Monday, Jan. 19, 1948

Up in the Green Dome

ROBERT Louis STEVENSON (196 pp.)--David Daiches--New Directions ($2).

I remember him as if it were yesterday, as he came plodding to the inn door, his sea-chest following behind him in a handbarrow; a tall, strong, heavy, nut-brown man; his tarry pigtail jailing over the shoulders of his soiled blue coat; his hands ragged and scarred, with black, broken nails; and the saber cut across one cheek, a dirty, livid white. I remember him looking round the cove and whistling to himself as he did so, and then breaking out in that old sea-song that he sang so often afterwards:

Fifteen men on the dead man's chest-- Yo-ho-ho, and a bottle of rum!

in the high, old tottering voice that seemed to have been tuned and broken at the capstan bars. . . .

Robert Louis Stevenson's Treasure Island, which was first published in book form in 1883, is one of the western world's most popular books. But the high, old tottering voice of literary criticism has either ignored it or rated it as the literary equivalent of scooters and bubble gum. Now, Cornell Lecturer David Daiches (Poetry in the Modern World, The Novel in the Modern World), like Stevenson an Edinburgh expatriate, has made an attempt to increase his countryman's stature with a careful, interesting, but rather timid analysis of Stevenson's works.
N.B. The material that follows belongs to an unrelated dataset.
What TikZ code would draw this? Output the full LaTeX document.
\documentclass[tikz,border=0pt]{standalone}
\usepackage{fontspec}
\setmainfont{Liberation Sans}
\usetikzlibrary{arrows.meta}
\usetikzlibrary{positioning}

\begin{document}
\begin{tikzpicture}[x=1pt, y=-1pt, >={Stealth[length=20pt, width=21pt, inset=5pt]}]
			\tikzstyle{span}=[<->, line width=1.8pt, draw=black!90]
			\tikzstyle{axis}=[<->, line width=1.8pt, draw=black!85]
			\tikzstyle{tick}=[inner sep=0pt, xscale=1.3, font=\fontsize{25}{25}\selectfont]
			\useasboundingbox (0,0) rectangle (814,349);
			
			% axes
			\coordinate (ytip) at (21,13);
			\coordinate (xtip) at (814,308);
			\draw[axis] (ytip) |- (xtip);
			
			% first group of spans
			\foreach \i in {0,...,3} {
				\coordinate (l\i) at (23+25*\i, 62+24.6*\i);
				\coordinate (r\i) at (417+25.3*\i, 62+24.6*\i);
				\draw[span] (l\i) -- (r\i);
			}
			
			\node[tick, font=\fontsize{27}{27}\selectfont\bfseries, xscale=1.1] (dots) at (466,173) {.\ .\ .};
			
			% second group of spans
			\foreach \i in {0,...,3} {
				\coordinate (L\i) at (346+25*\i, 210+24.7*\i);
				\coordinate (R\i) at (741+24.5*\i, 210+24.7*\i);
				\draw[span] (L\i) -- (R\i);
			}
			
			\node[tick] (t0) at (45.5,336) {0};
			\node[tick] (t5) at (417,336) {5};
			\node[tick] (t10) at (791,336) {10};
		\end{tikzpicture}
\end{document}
Emigrants & Strangers. Roaming through the streets of Edinburgh, the hills of Pentland, the romantic Highlands, Novelist Stevenson and Critic Daiches are as happy together as two old emigrants swapping reminiscences of the old country. But in most other matters they are temperamentally total strangers. Studious Critic Daiches is chiefly interested in showing that if Stevenson had not been cut off in his prime, he would have parked his little scooter and become as profound and dignified as Sophocles and Shakespeare. Romantic Novelist Stevenson (a tubercular who was to die in Samoa at 43) was chiefly interested in enjoying the lively, glamorous places to which his scooter carried him.

Like most of his literary contemporaries, Stevenson did his utmost to escape from ordinary, everyday life. But he was too little of an esthete to flee into the world of art-for-art's-sake, too much of a romantic to want the grim, bare world of the French realists--a world whose fiction he described, in a rare burst of savagery, as "that meat-market of middle-aged sensuality." After a spell of youthful Bohemianism, Stevenson dropped anchor in his own fair harbor--the world of Treasure Island, Dr. Jekyll and Mr. Hyde, The New Arabian Nights.
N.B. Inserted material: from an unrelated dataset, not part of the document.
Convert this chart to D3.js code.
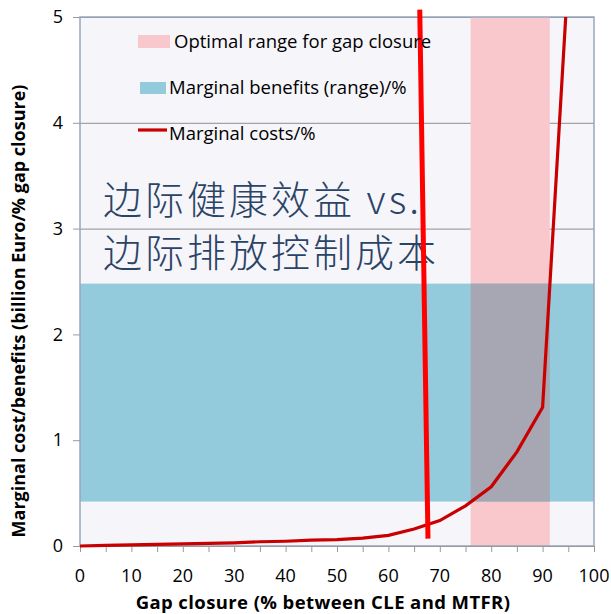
<!DOCTYPE html>
<html>
<head>
<meta charset="utf-8">
<script src="https://cdn.jsdelivr.net/npm/d3@7"></script>
<style>
  body { margin: 0; background: #fff; }
  svg { display: block; font-family: "Open Sans", sans-serif; }
</style>
</head>
<body>
<div id="chart"></div>
<script>
;(function () {
    // gap closure (%) and marginal costs (billion Euro / % gap closure)
    const gapClosure = [0, 5, 10, 15, 20, 25, 30, 35, 40, 45, 50, 55, 60, 65, 70, 75, 80, 85, 90, 94.5]
    const marginalCost = [0, 0.005, 0.01, 0.015, 0.02, 0.025, 0.03, 0.04, 0.045, 0.055, 0.06, 0.075, 0.1, 0.16, 0.24, 0.38, 0.56, 0.89, 1.31, 5]

    // marginal benefits range (y) and optimal range (x)
    const benefitRange = [0.42, 2.48]
    const optimalRange = [76, 91.4]

    // the thick red marker line
    const markerX = [66.1, 67.7]
    const markerY = [5.07, 0.07]

    const xTicks = [0, 10, 20, 30, 40, 50, 60, 70, 80, 90, 100]
    const xMinorTicks = [0, 5, 10, 15, 20, 25, 30, 35, 40, 45, 50, 55, 60, 65, 70, 75, 80, 85, 90, 95, 100]
    const yTicks = [0, 1, 2, 3, 4, 5]

    const legendItems = [
        { label: "Optimal range for gap closure", type: "pink" },
        { label: "Marginal benefits (range)/%", type: "blue" },
        { label: "Marginal costs/%", type: "line" }
    ]
    const titleLines = ["边际健康效益 vs.", "边际排放控制成本"]

    const width = 611
    const height = 614
    const margin = { top: 17, right: 17, bottom: 68, left: 80 }

    const svg = d3.select("#chart")
        .append("svg")
        .attr("width", width)
        .attr("height", height)

    const x = d3.scaleLinear().domain([0, 100]).range([margin.left, width - margin.right])
    const y = d3.scaleLinear().domain([0, 5]).range([height - margin.bottom, margin.top])

    // plot background
    svg.append("rect")
        .attr("x", x(0))
        .attr("y", y(5))
        .attr("width", x(100) - x(0))
        .attr("height", y(0) - y(5))
        .attr("fill", "#f6f5fa")

    // gridlines
    svg.append("g")
        .attr("transform", `translate(${x(0)},0)`)
        .call(d3.axisLeft(y).tickValues(yTicks).tickSize(-(x(100) - x(0))).tickFormat(""))
        .call(g => g.select(".domain").remove())
        .call(g => g.selectAll("line").attr("stroke", "#8f8f8f"))

    // pink optimal range
    svg.append("rect")
        .attr("x", x(optimalRange[0]))
        .attr("y", y(5))
        .attr("width", x(optimalRange[1]) - x(optimalRange[0]))
        .attr("height", y(0) - y(5))
        .attr("fill", "#f8c8cc")

    // blue benefits range
    svg.append("rect")
        .attr("x", x(0))
        .attr("y", y(benefitRange[1]))
        .attr("width", x(100) - x(0))
        .attr("height", y(benefitRange[0]) - y(benefitRange[1]))
        .attr("fill", "#93cbdc")

    // overlap
    svg.append("rect")
        .attr("x", x(optimalRange[0]))
        .attr("y", y(benefitRange[1]))
        .attr("width", x(optimalRange[1]) - x(optimalRange[0]))
        .attr("height", y(benefitRange[0]) - y(benefitRange[1]))
        .attr("fill", "#a7a6b3")

    // plot border
    svg.append("rect")
        .attr("x", x(0))
        .attr("y", y(5))
        .attr("width", x(100) - x(0))
        .attr("height", y(0) - y(5))
        .attr("fill", "none")
        .attr("stroke", "#98a6bd")
        .attr("stroke-width", 1.5)

    // y axis
    const yAxis = svg.append("g")
        .attr("transform", `translate(${x(0)},0)`)
        .call(d3.axisLeft(y).tickValues(yTicks).tickSize(7).tickPadding(10).tickFormat(d3.format("d")))
    yAxis.select(".domain").remove()
    yAxis.selectAll("line").attr("stroke", "#999")
    yAxis.selectAll("text")
        .attr("font-size", 18)
        .attr("font-family", "'Open Sans', sans-serif")
        .attr("fill", "#000")

    // x axis
    const xAxis = svg.append("g")
        .attr("transform", `translate(0,${y(0)})`)
        .call(d3.axisBottom(x).tickValues(xMinorTicks).tickSize(6).tickFormat(""))
    xAxis.select(".domain").attr("stroke", "#999")
    xAxis.selectAll("line").attr("stroke", "#999")

    svg.append("g")
        .selectAll("text")
        .data(xTicks)
        .join("text")
        .attr("x", d => x(d))
        .attr("y", y(0) + 36)
        .attr("text-anchor", "middle")
        .attr("font-size", 18)
        .text(d => d)

    // chinese title
    svg.append("g")
        .selectAll("text")
        .data(titleLines)
        .join("text")
        .attr("x", 103)
        .attr("y", (d, i) => 214 + i * 53)
        .attr("font-family", "'Noto Sans CJK SC', sans-serif")
        .attr("font-weight", 300)
        .attr("font-size", 39)
        .attr("letter-spacing", 3)
        .attr("fill", "#2a4466")
        .text(d => d)

    // marginal cost curve
    const costLine = d3.line()
        .x(d => x(d[0]))
        .y(d => y(d[1]))

    svg.append("path")
        .datum(d3.zip(gapClosure, marginalCost))
        .attr("d", costLine)
        .attr("fill", "none")
        .attr("stroke", "#c80000")
        .attr("stroke-width", 3.2)
        .attr("stroke-linejoin", "miter")

    // thick red marker line
    svg.append("path")
        .datum(d3.zip(markerX, markerY))
        .attr("d", costLine)
        .attr("fill", "none")
        .attr("stroke", "#ff0000")
        .attr("stroke-width", 5)

    // legend
    const legend = svg.append("g")
    legendItems.forEach(function (item, i) {
        const ly = 42 + i * 46
        if (item.type === "pink") {
            legend.append("rect").attr("x", 138).attr("y", ly - 7).attr("width", 32).attr("height", 13).attr("fill", "#f8c8cc")
        } else if (item.type === "blue") {
            legend.append("rect").attr("x", 140).attr("y", ly - 6).attr("width", 26).attr("height", 12).attr("fill", "#93cbdc")
        } else {
            legend.append("line").attr("x1", 138).attr("x2", 167).attr("y1", ly - 4).attr("y2", ly - 4)
                .attr("stroke", "#c80000").attr("stroke-width", 3.2)
        }
        legend.append("text")
            .attr("x", item.type === "pink" ? 174 : 169)
            .attr("y", ly + 6)
            .attr("font-size", 18.5)
            .attr("fill", "#000")
            .text(item.label)
    })

    // axis titles
    svg.append("text")
        .attr("x", 323)
        .attr("y", 609)
        .attr("text-anchor", "middle")
        .attr("font-weight", "bold")
        .attr("font-size", 18.5)
        .attr("letter-spacing", 0.4)
        .text("Gap closure (% between CLE and MTFR)")

    svg.append("text")
        .attr("transform", "translate(25,311) rotate(-90)")
        .attr("text-anchor", "middle")
        .attr("font-weight", "bold")
        .attr("font-size", 18)
        .text("Marginal cost/benefits (billion Euro/% gap closure)")
})()
</script>
</body>
</html>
Unrealistic Realists. It was an escape of which he was not in the least ashamed. "There is an idea abroad among moral people," he wrote, "that they should make their neighbors good. One person I have to make good: myself. But my duty to my neighbor is much more nearly expressed by saying that I have to make him happy--if I may."
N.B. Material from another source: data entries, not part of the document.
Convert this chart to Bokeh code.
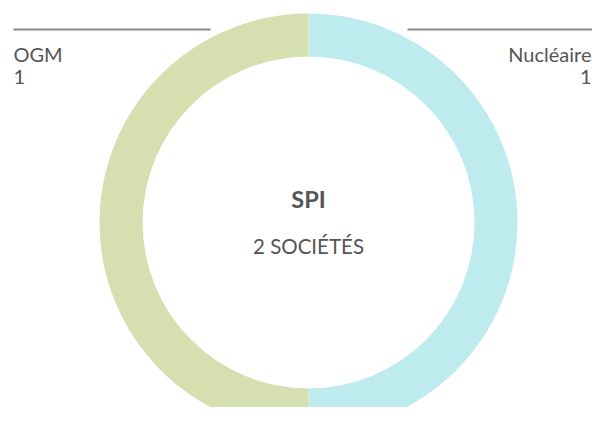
import math
from bokeh.plotting import figure
from bokeh.models import Range1d
from bokeh.core.properties import value
from bokeh.embed import file_html
from bokeh.resources import INLINE

categories = ["Nucléaire", "OGM"]
counts = [1, 1]
colors = ["#bdebee", "#d6dfb0"]
center_title = "SPI"
center_sub = "2 SOCIÉTÉS"

W, H = 592, 407
REF_H = 423
p = figure(width=W, height=H, output_backend="svg", toolbar_location=None,
           x_range=Range1d(0, W), y_range=Range1d(REF_H - H, REF_H),
           min_border=0, outline_line_color=None)
p.axis.visible = False
p.grid.visible = False
p.background_fill_color = "white"
p.border_fill_color = "white"

def Y(sy):
    return REF_H - sy

cx, cy = 308, Y(222)
r_out, r_in = 209, 166

total = sum(counts)
starts, ends = [], []
cum = 0
for v in counts:
    starts.append(math.pi / 2 - 2 * math.pi * cum / total)
    ends.append(math.pi / 2 - 2 * math.pi * (cum + v) / total)
    cum += v

p.annular_wedge(x=[cx] * len(counts), y=[cy] * len(counts), inner_radius=r_in, outer_radius=r_out,
                start_angle=starts, end_angle=ends, direction="clock",
                fill_color=colors, line_color=None)

font = value("Lato")
col = "#555555"
dy = 8  # baseline correction

# leader lines
p.segment(x0=[13, 407], y0=[Y(29), Y(29)], x1=[210, 603], y1=[Y(29), Y(29)],
          line_color="#8a8a8a", line_width=2)

lab = {c: n for c, n in zip(categories, counts)}
p.text(x=[13, 13], y=[Y(61.5 - dy), Y(84 - dy)], text=["OGM", str(lab["OGM"])],
       text_font=font, text_font_size="20px", text_color=col,
       text_align="left", text_baseline="alphabetic")
p.text(x=[591, 591], y=[Y(61.5 - dy), Y(84 - dy)], text=["Nucléaire", str(lab["Nucléaire"])],
       text_font=font, text_font_size="20px", text_color=col,
       text_align="right", text_baseline="alphabetic")

p.text(x=[cx], y=[Y(206.5 - dy)], text=[center_title], text_font=font, text_font_size="23.5px",
       text_font_style="bold", text_color=col, text_align="center", text_baseline="alphabetic")
p.text(x=[cx], y=[Y(253.3 - dy)], text=[center_sub], text_font=font, text_font_size="20.5px",
       text_color=col, text_align="center", text_baseline="alphabetic")

open("out.html", "w").write(file_html(p, INLINE))
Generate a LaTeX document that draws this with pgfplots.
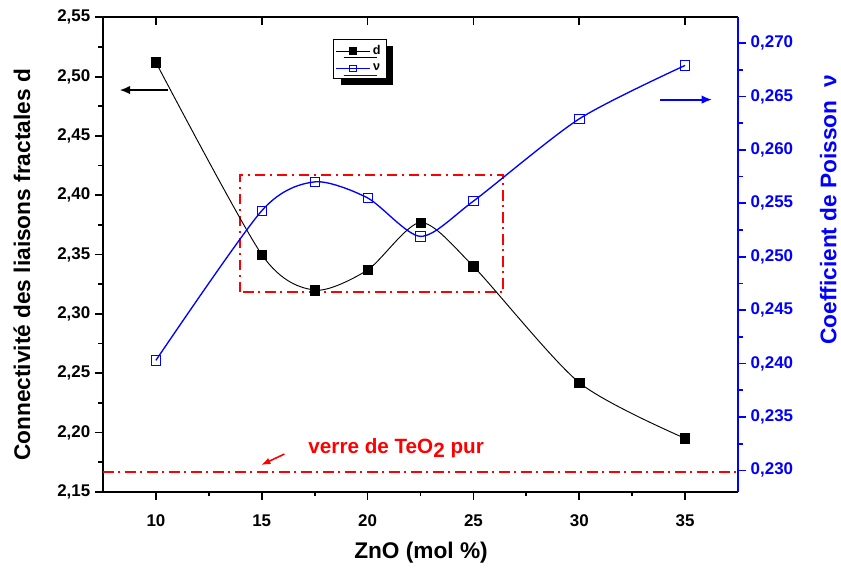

His neighbor's happiness usually lay, Stevenson believed, "altogether in the field of fancy. The clergyman, in his spare hours, may be winning battles, the farmer sailing ships, the banker reaping triumphs in the arts: all leading another life, plying another trade from what they chose. . . . To look at the man is but to court deception. We shall see the trunk from which he draws his nourishment; but he himself is above and abroad in the green dome of foliage, hummed through by winds and nested in by nightingales."

The prime defect of "realistic" writers was their unrealistic failure to understand that "no man lives in the external truth, among salts and acids, but in the warm, phantasmagoric chamber of his brain, with the painted windows and the storied walls." "True realism," Stevenson concluded, "always and everywhere is ... to find out where joy resides, and give it a voice. . . . For to miss the joy is to miss all."

It is precisely this joy that solemn Critic Daiches misses. Readers will certainly leave his book convinced that Stevenson, as he grew older, was more interested in problems of human relationships, less absorbed in the fantasies of pure action and adventure. But they may jib at Critic Daiches' regret that Stevenson "arrived so late at the discovery of the kind of writing in which alone real greatness lies." Real greatness is not as choosy as its critics, and Stevenson's best adventure stories share a shelf with the Iliad, the Canterbury Tales, the Arabian Nights, Romeo and Juliet, Robinson Crusoe, The Gold Bug and The Three Musketeers.